No caps lock. No outrage. Just facts, empathy, and professional standards.
“Movies Are Subject to Public Scrutiny”… But Kids Aren’t Fair Game
One of the most striking parts of the letter is how timeless it feels. Howard acknowledges that films are open to critique—of course they are—but he draws a firm line when it comes to publicly humiliating a child.
He points out something obvious yet often ignored: a nine-year-old actor can read, can understand, and can feel the weight of public ridicule, even if they don’t fully grasp why it’s happening.
That single paragraph hits harder today than it probably did in 1999.
Because we’ve all seen what happened next.
The Phantom Menace Backlash, Before the Backlash Was Cool
History has not been kind to Jake Lloyd’s experience with Star Wars fandom.
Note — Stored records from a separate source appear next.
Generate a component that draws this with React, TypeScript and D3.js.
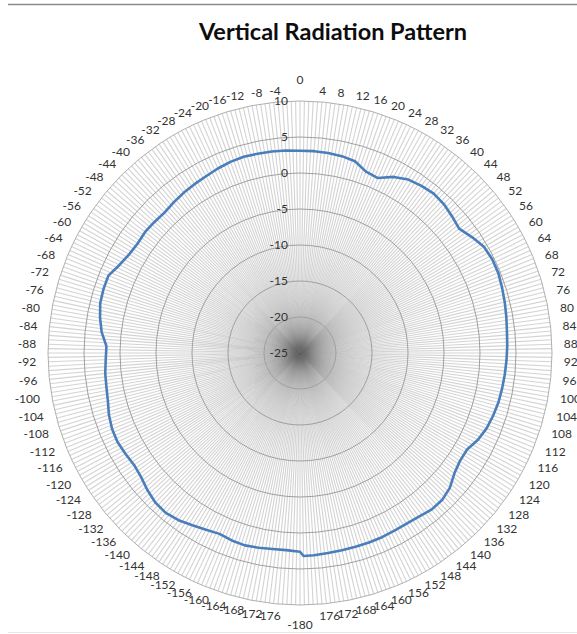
import React from "react";
import * as d3 from "d3";

const TITLE = "Vertical Radiation Pattern";

// Angle (degrees) of each measured point, clockwise from top
const ANGLES_DEG = [
  0, 4, 8, 12, 16, 20, 24, 28, 32, 36, 40, 44, 48, 52, 56, 60, 64, 68, 72, 76,
  80, 84, 88, 92, 96, 100, 104, 108, 112, 116, 120, 124, 128, 132, 136, 140,
  144, 148, 152, 156, 160, 164, 168, 172, 176, 179, -180, -176, -172, -168,
  -164, -160, -156, -152, -148, -144, -140, -136, -132, -128, -124, -120, -116,
  -112, -108, -104, -100, -96, -92, -88, -84, -80, -76, -72, -68, -64, -60,
  -56, -52, -48, -44, -40, -36, -32, -28, -24, -20, -16, -12, -8, -4,
];
// Gain (dB)
const GAIN_DB = [
  3.1, 3.1, 3.05, 2.95, 2.7, 1.8, 1.6, 2.7, 3.4, 3.7, 3.9, 3.75, 3.4, 3.05,
  3.8, 4.5, 4.7, 4.7, 4.5, 4.3, 4.1, 3.9, 3.8, 3.7, 3.6, 3.5, 3.4, 3.2, 2.95,
  2.5, 1.8, 1.8, 2.2, 3.0, 3.4, 3.4, 3.1, 2.95, 2.95, 3.0, 3.0, 3.0, 3.0,
  3.05, 3.15, 3.2, 2.6, 2.45, 2.5, 2.65, 2.8, 2.7, 2.5, 2.8, 3.2, 3.7, 4.0,
  3.9, 3.5, 3.0, 2.8, 3.0, 3.2, 3.15, 2.9, 2.5, 2.3, 2.2, 2.0, 1.9, 2.7, 3.2,
  3.6, 3.7, 3.7, 2.9, 2.4, 2.2, 2.3, 2.2, 2.1, 2.3, 2.5, 2.65, 2.8, 3.05,
  3.25, 3.35, 3.3, 3.25, 3.2,
];

// Radial axis ticks (dB)
const RADIAL_TICKS = [-25, -20, -15, -10, -5, 0, 5, 10];
const RADIAL_MIN = -25;
const RADIAL_MAX = 10;

// Category labels shown around the chart
const CATEGORY_LABELS = [
  0, 4, 8, 12, 16, 20, 24, 28, 32, 36, 40, 44, 48, 52, 56, 60, 64, 68, 72, 76,
  80, 84, 88, 92, 96, 100, 104, 108, 112, 116, 120, 124, 128, 132, 136, 140,
  144, 148, 152, 156, 160, 164, 168, 172, 176, -180, -176, -172, -168, -164,
  -160, -156, -152, -148, -144, -140, -136, -132, -128, -124, -120, -116, -112,
  -108, -104, -100, -96, -92, -88, -84, -80, -76, -72, -68, -64, -60, -56, -52,
  -48, -44, -40, -36, -32, -28, -24, -20, -16, -12, -8, -4,
];
const CATEGORY_COUNT = 360;

const W = 577;
const H = 634;
const CX = 300;
const CY = 353;
const R = 252;
const LABEL_R = 263;
const FONT = "Lato, 'Open Sans', sans-serif";

export default function App() {
  const angle = d3.scaleLinear().domain([0, 360]).range([0, 2 * Math.PI]);
  const radius = d3.scaleLinear().domain([RADIAL_MIN, RADIAL_MAX]).range([0, R]);
  const norm = (d: number) => ((d % 360) + 360) % 360;

  const pts = ANGLES_DEG.map((a, i) => ({ a: norm(a), v: GAIN_DB[i] }));
  const line = d3
    .lineRadial<{ a: number; v: number }>()
    .angle((d) => angle(d.a))
    .radius((d) => radius(d.v))
    .curve(d3.curveLinearClosed);

  const spokes = d3.range(CATEGORY_COUNT).map((i) => angle((i * 360) / CATEGORY_COUNT));

  return (
    <svg
      width={W}
      height={H}
      style={{ position: "absolute", left: 0, top: 0, background: "#fff" }}
    >
      <line x1={8} x2={W} y1={4.5} y2={4.5} stroke="#8a8a8a" strokeWidth={1.5} />
      <line x1={8} x2={W} y1={632.5} y2={632.5} stroke="#e6e6e6" strokeWidth={1} />
      <text
        x={333}
        y={40}
        textAnchor="middle"
        fontFamily={FONT}
        fontWeight="bold"
        fontSize={23.5}
        fill="#0d0d0d"
      >
        {TITLE}
      </text>
      <g transform={`translate(${CX},${CY})`}>
        {spokes.map((t, i) => (
          <line
            key={i}
            x1={0}
            y1={0}
            x2={R * Math.sin(t)}
            y2={-R * Math.cos(t)}
            stroke="#6e6e6e"
            strokeOpacity={0.3}
            strokeWidth={1.1}
          />
        ))}
        {RADIAL_TICKS.filter((v) => v > RADIAL_MIN).map((v) => (
          <circle
            key={v}
            r={radius(v)}
            fill="none"
            stroke={v === RADIAL_MAX ? "#b0b0b0" : "#a0a0a0"}
            strokeWidth={1}
          />
        ))}
        <path d={line(pts) || ""} fill="none" stroke="#4a7ebb" strokeWidth={2.6} strokeLinejoin="round" />
        {RADIAL_TICKS.map((v) => (
          <text
            key={v}
            x={-12}
            y={-radius(v)}
            dy="0.35em"
            textAnchor="end"
            fontFamily={FONT}
            fontSize={12}
            fill="#333"
          >
            {v}
          </text>
        ))}
        {CATEGORY_LABELS.map((c) => {
          const a = norm(c);
          const t = angle(a);
          let x = LABEL_R * Math.sin(t);
          let y = -LABEL_R * Math.cos(t);
          let anchor = "start";
          if (a === 0) {
            anchor = "middle";
            y = -273;
          } else if (a === 180) {
            anchor = "middle";
            y = 272;
          } else if (a > 180) {
            anchor = "end";
            x -= 1;
          } else {
            x += 1;
          }
          return (
            <text
              key={c}
              x={x}
              y={y}
              dy="0.35em"
              textAnchor={anchor}
              fontFamily={FONT}
              fontSize={12}
              fill="#333"
            >
              {c}
            </text>
          );
        })}
      </g>
    </svg>
  );
}
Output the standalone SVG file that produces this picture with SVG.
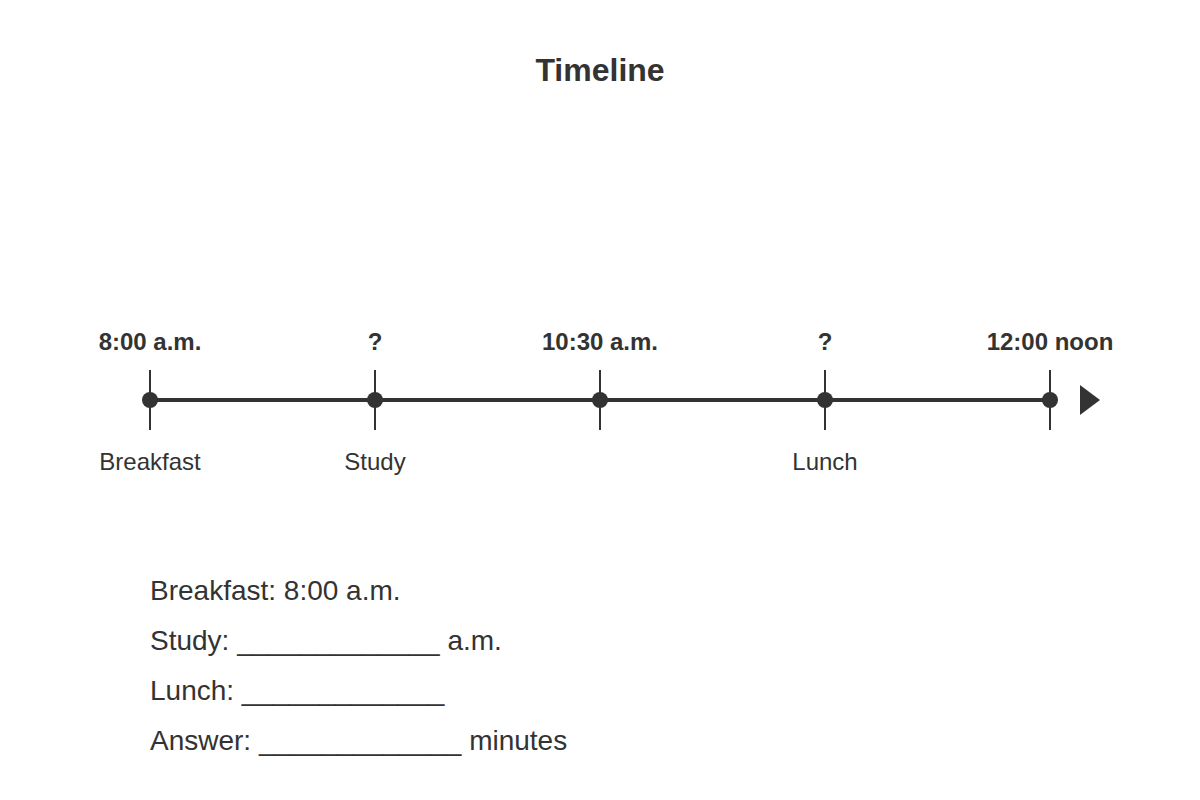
<svg xmlns="http://www.w3.org/2000/svg" width="1200" height="800" viewBox="0 0 1200 800">
<style>
text{font-family:"Liberation Sans",Arial,sans-serif;fill:#333}
.title{font-size:32px;font-weight:bold;text-anchor:middle}
.time{font-size:24px;font-weight:bold;text-anchor:middle}
.lab{font-size:24px;text-anchor:middle}
.ans{font-size:28px}
.tick{stroke:#333;stroke-width:2}
.dot{fill:#333}
</style>
<rect width="1200" height="800" fill="#fff"/>
<text class="title" x="600" y="81">Timeline</text>
<g id="connectors">
<line x1="150" y1="400" x2="1050" y2="400" stroke="#333" stroke-width="4"/>
<polygon points="1080,385 1100,400 1080,415" fill="#333"/>
</g>
<g id="n1"><line class="tick" x1="150" y1="370" x2="150" y2="430"/><circle class="dot" cx="150" cy="400" r="8"/><text class="time" x="150" y="350">8:00 a.m.</text><text class="lab" x="150" y="470">Breakfast</text></g>
<g id="n2"><line class="tick" x1="375" y1="370" x2="375" y2="430"/><circle class="dot" cx="375" cy="400" r="8"/><text class="time" x="375" y="350">?</text><text class="lab" x="375" y="470">Study</text></g>
<g id="n3"><line class="tick" x1="600" y1="370" x2="600" y2="430"/><circle class="dot" cx="600" cy="400" r="8"/><text class="time" x="600" y="350">10:30 a.m.</text></g>
<g id="n4"><line class="tick" x1="825" y1="370" x2="825" y2="430"/><circle class="dot" cx="825" cy="400" r="8"/><text class="time" x="825" y="350">?</text><text class="lab" x="825" y="470">Lunch</text></g>
<g id="n5"><line class="tick" x1="1050" y1="370" x2="1050" y2="430"/><circle class="dot" cx="1050" cy="400" r="8"/><text class="time" x="1050" y="350">12:00 noon</text></g>
<g id="answers">
<text class="ans" x="150" y="600">Breakfast: 8:00 a.m.</text>
<text class="ans" x="150" y="650">Study: _____________ a.m.</text>
<text class="ans" x="150" y="700">Lunch: _____________</text>
<text class="ans" x="150" y="750">Answer: _____________ minutes</text>
</g>
</svg>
The ridicule that followed The Phantom Menace is now widely acknowledged as excessive, unfair, and deeply damaging.
What makes Ron Howard’s letter so powerful is that it arrived before any of that—before box office numbers, before audience reactions, before memes, before the internet decided Anakin Skywalker was public property.
Howard wasn’t defending a finished product.
He was defending a kid.
And in doing so, he indirectly predicted one of the ugliest recurring problems in modern fandom: confusing critique with cruelty.
A Reminder the Internet Still Needs
Reading the letter today feels less like nostalgia and more like a warning label.
It reminds us that:
- “Insider” criticism without context is often just rumor in a nice jacket
- Professional media carries real consequences, especially for children
- Being early with a hot take doesn’t make it smart—or ethical
Most of all, it shows what real industry leadership looks like: stepping in when it’s easier to stay quiet.
The Real Force Was Empathy
Ron Howard didn’t need to send that letter.
He wasn’t promoting a film.
He wasn’t protecting a brand.
He was protecting a child who didn’t have the power to protect himself.
In a franchise filled with heroes, lightsabers, and epic sacrifices, this might be one of the most genuinely heroic Star Wars moments—without a single frame of film involved.
And honestly? The Force could use a little more of that energy these days.